---- Supplied data

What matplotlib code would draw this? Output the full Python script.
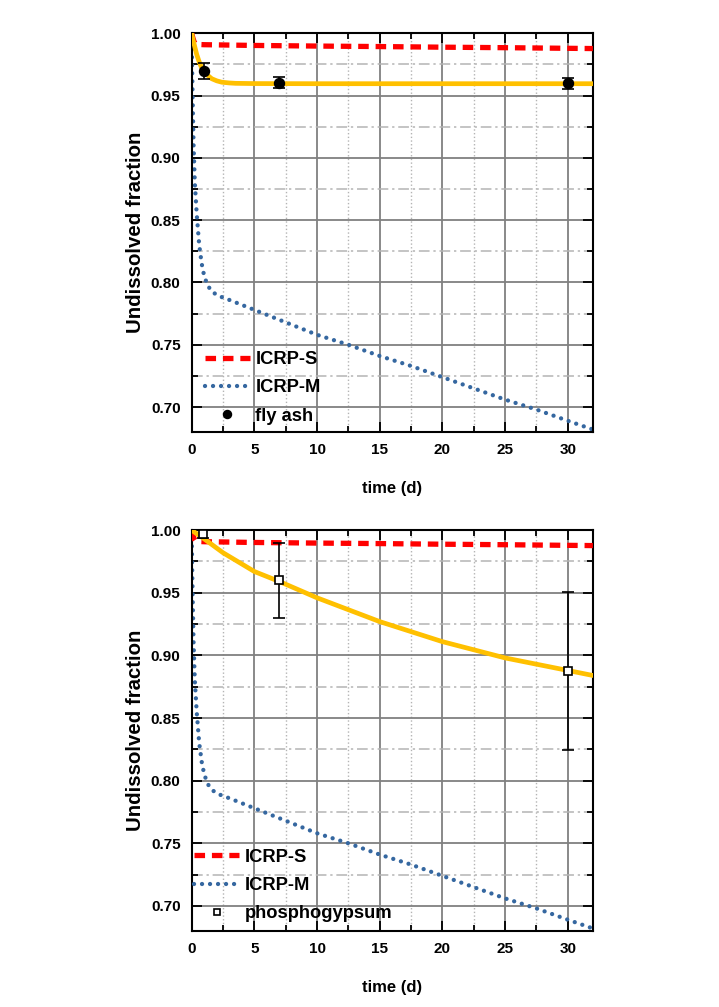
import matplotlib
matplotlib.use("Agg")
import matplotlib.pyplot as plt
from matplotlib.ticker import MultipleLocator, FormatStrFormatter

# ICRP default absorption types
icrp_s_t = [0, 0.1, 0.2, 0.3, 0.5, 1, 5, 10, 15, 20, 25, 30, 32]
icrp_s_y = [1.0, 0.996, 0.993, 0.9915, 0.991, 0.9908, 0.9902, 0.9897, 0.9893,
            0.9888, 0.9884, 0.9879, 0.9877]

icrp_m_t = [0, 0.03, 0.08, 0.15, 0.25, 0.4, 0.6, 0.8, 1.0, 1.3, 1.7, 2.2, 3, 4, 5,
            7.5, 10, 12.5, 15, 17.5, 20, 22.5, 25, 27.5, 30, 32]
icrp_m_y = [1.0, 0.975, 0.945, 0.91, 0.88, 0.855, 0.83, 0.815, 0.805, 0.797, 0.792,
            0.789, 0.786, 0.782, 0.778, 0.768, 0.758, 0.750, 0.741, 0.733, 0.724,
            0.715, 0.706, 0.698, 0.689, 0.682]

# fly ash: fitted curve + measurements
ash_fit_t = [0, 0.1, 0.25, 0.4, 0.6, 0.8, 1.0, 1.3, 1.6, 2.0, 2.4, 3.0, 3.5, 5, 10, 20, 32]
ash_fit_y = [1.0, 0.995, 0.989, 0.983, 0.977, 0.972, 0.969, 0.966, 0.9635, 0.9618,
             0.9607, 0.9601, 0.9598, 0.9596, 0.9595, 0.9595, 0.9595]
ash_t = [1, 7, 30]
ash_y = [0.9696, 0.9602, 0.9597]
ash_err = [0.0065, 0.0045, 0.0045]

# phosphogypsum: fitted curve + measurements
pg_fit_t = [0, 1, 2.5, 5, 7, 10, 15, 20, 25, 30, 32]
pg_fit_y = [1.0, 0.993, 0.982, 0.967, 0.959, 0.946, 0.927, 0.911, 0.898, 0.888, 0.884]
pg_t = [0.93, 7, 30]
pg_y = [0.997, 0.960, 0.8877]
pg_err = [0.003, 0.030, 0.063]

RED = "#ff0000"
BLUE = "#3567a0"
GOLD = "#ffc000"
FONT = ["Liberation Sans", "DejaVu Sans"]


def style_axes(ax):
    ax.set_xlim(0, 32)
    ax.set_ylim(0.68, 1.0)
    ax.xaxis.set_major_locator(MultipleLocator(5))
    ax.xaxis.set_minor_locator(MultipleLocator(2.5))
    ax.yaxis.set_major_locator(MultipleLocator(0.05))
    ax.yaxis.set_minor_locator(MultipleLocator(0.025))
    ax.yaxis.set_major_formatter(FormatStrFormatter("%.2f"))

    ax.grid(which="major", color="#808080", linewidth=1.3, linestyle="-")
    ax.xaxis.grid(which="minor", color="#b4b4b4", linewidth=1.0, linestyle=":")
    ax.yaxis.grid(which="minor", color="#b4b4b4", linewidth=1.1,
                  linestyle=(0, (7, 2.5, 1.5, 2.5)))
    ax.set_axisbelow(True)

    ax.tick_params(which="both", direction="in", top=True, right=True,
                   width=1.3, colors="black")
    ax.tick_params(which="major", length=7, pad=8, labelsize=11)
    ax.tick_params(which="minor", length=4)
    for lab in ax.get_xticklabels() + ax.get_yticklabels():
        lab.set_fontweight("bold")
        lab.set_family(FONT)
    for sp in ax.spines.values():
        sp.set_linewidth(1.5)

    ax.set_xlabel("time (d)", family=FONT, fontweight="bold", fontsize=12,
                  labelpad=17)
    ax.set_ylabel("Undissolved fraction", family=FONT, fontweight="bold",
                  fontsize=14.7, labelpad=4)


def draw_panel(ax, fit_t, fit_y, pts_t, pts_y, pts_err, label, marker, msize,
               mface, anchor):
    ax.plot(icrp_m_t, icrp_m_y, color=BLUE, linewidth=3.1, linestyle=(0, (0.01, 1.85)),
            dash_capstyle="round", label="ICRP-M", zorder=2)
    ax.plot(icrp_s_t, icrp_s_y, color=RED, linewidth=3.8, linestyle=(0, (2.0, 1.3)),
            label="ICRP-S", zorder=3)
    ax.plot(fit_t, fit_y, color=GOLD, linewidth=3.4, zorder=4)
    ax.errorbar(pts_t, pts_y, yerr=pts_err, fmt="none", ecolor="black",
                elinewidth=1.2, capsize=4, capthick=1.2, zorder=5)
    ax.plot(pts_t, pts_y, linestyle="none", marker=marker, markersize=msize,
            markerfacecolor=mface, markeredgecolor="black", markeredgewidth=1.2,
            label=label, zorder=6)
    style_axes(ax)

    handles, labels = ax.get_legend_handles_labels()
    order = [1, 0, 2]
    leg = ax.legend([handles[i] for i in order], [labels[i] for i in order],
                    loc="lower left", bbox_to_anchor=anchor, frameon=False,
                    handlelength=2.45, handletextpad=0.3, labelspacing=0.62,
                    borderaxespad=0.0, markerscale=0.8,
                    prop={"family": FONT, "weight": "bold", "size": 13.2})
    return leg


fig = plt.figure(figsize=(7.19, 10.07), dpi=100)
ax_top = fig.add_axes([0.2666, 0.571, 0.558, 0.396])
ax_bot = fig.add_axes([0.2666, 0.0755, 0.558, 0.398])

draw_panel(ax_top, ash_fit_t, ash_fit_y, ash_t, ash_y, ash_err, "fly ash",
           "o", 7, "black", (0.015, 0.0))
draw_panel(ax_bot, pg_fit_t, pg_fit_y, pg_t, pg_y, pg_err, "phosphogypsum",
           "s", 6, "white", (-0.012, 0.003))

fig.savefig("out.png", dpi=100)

--------

Restate exactly, please, only the lines between the start of the data and the line containing "from matplotlib.ticker import", both ends included, skipping the pictures.

**Correct answer**
What matplotlib code would draw this? Output the full Python script.
import matplotlib
matplotlib.use("Agg")
import matplotlib.pyplot as plt
from matplotlib.ticker import MultipleLocator, FormatStrFormatter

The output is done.